Rachel looked first at me, with searching eyes, then back at Martha.

“Okay,” she said brightly, and I nodded in turn.

“Okay,” said Martha.

As we rose to leave, she called me back into the room for another moment.

“Leo, before you go down there, I just want to make sure you're ready for this.”

“Of course I'm ready,” I answered. “Why would you—”

“Please. I know what's up, Leo. I know what's up with my lawyers. Hey Leo? Look at me,” said Martha, furiously snapping her fingers at my quiet head as I leafed through the dossier, avoiding her present avenue. “You got this.”

“No, I—thank you,” I muttered, tilting up.

Martha was a glorious person, all energy and class and elfin, silvery brilliance. She cared about us as lawyers, yes, but more fiercely as people; so profound was her care, in fact, that she frequently took it upon herself to meddle in our personal affairs. This was done with heroic intent, always, but nevertheless this was done. And on this day, this was being done hard.

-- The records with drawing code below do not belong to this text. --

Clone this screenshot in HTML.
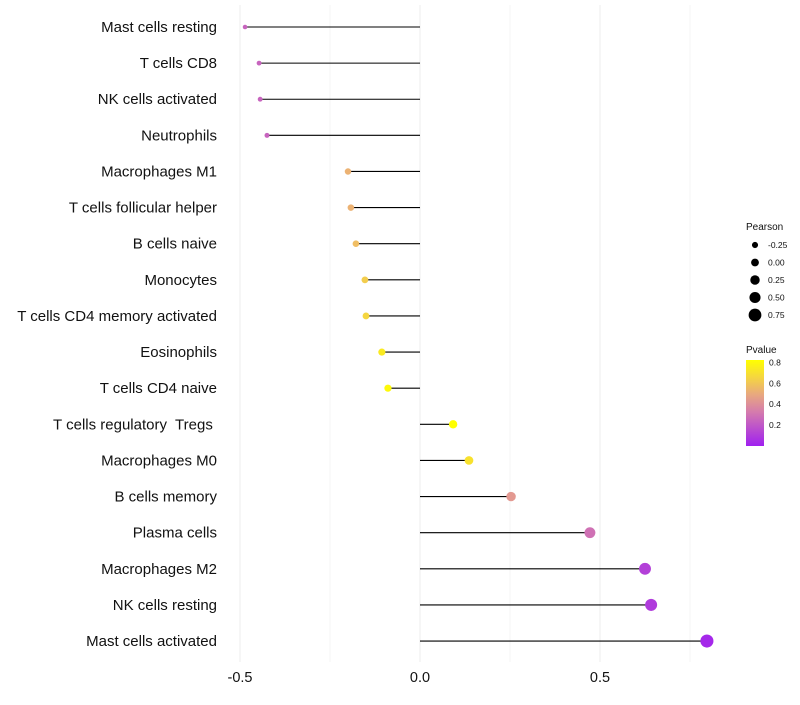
<!DOCTYPE html>
<html><head><meta charset="utf-8"><style>
body{margin:0;background:#fff;font-family:"Liberation Sans",sans-serif}
text{white-space:pre}
</style></head><body>
<svg id="chart" width="800" height="700"></svg>
<script>
const categories=["Mast cells resting","T cells CD8","NK cells activated","Neutrophils","Macrophages M1","T cells follicular helper","B cells naive","Monocytes","T cells CD4 memory activated","Eosinophils","T cells CD4 naive","T cells regulatory  Tregs ","Macrophages M0","B cells memory","Plasma cells","Macrophages M2","NK cells resting","Mast cells activated"];
const pearson=[-0.486,-0.447,-0.444,-0.425,-0.2,-0.192,-0.178,-0.153,-0.15,-0.106,-0.089,0.092,0.136,0.253,0.472,0.625,0.642,0.797];
const pvalues=[0.25,0.25,0.25,0.25,0.55,0.55,0.6,0.65,0.68,0.75,0.8,0.82,0.72,0.45,0.3,0.12,0.1,0.03];
const xTicks=[-0.5,0,0.5];
const xTickLabels=["-0.5","0.0","0.5"];
const sizeLegendVals=[-0.25,0,0.25,0.5,0.75];
const sizeLegendLabels=["-0.25","0.00","0.25","0.50","0.75"];
const colorLegendVals=[0.8,0.6,0.4,0.2];

const NS="http://www.w3.org/2000/svg";
const svg=document.getElementById('chart');
function mk(t,a,p){const e=document.createElementNS(NS,t);for(const k in a)e.setAttribute(k,a[k]);(p||svg).appendChild(e);return e;}
const xS=v=>420+v*360;
const yS=i=>27+i*36.12;
const rS=v=>Math.max(1.5,3.9+3.3*v);
function lerp(a,b,t){return a.map((x,i)=>Math.round(x+(b[i]-x)*t));}
function col(p){const s=[[0,[160,32,240]],[0.4,[222,140,160]],[0.6,[240,190,100]],[0.82,[255,255,0]]];
 p=Math.max(0,Math.min(0.82,p));for(let i=0;i<s.length-1;i++){if(p<=s[i+1][0]){const c=lerp(s[i][1],s[i+1][1],(p-s[i][0])/(s[i+1][0]-s[i][0]));return `rgb(${c})`;}}return 'rgb(255,255,0)';}

[-0.5,-0.25,0,0.25,0.5,0.75].forEach(v=>{const g=mk('line',{x1:xS(v),x2:xS(v),y1:5,y2:662,stroke:v%0.5===0?'#ececec':'#f4f4f4','stroke-width':1});
});
xTicks.forEach((v,i)=>{const t=mk('text',{x:xS(v),y:682,'text-anchor':'middle','font-size':14.5,fill:'#111'});t.textContent=xTickLabels[i];
});

categories.forEach((c,i)=>{const y=yS(i);
 const t=mk('text',{x:217,y:y+5,'text-anchor':'end','font-size':15,fill:'#111'});t.textContent=c;
 
 const l=mk('line',{x1:xS(0),x2:xS(pearson[i]),y1:y,y2:y,stroke:'#000','stroke-width':1.1});
 
 const d=mk('circle',{cx:xS(pearson[i]),cy:y,r:rS(pearson[i]),fill:col(pvalues[i])});
 
});

const lt=mk('text',{x:746,y:230,'font-size':10,fill:'#111'});lt.textContent='Pearson';

sizeLegendVals.forEach((v,i)=>{const y=245+i*17.5;
 const c=mk('circle',{cx:755,cy:y,r:rS(v),fill:'#000'});
 const t=mk('text',{x:768,y:y+3,'font-size':8.5,fill:'#111'});t.textContent=sizeLegendLabels[i];
 });
const ct=mk('text',{x:746,y:353,'font-size':10,fill:'#111'});ct.textContent='Pvalue';

const defs=mk('defs',{});const gr=mk('linearGradient',{id:'pg',x1:0,y1:1,x2:0,y2:0},defs);
[0,0.2,0.4,0.6,0.8,1].forEach(f=>mk('stop',{offset:f,'stop-color':col(f*0.85)},gr));
const bar=mk('rect',{x:746,y:360,width:18,height:86,fill:'url(#pg)'});

colorLegendVals.forEach(v=>{const y=446-v*104.5;
 const t=mk('text',{x:769,y:y+3,'font-size':8.5,fill:'#111'});t.textContent=v.toFixed(1);
 });
</script>
</body></html>
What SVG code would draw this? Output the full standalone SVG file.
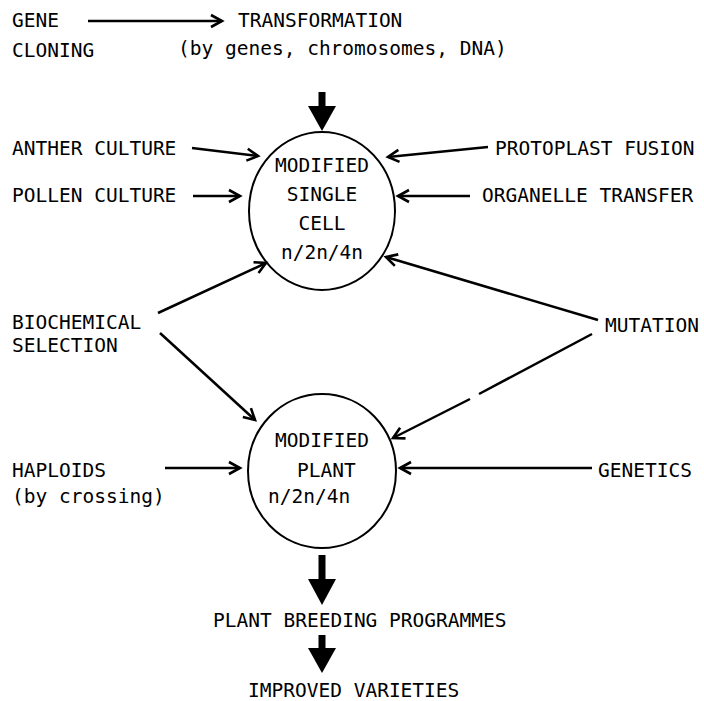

“Leo, you know exactly what to do. Rachel knows exactly what to do. You're gonna go to Jackson, Georgia, and you're gonna see Tiegs and you're gonna talk to him. You're gonna take the weekend—you have any plans this weekend?”

“I do not.”

“That's what I like to hear! You're gonna take the weekend and you're gonna learn absolutely everything there is to know about this guy. Okay? You're gonna immerse yourself in his life and in his case history. Got it? I want you to know every motion raised at trial and on appeal. Okay? Every objection in the record. And—Leo, are you listening?”

“Of course. Yes.”

“Leo, it occurs to me that a really effective way to do all of this would be to ask Rachel out to dinner.”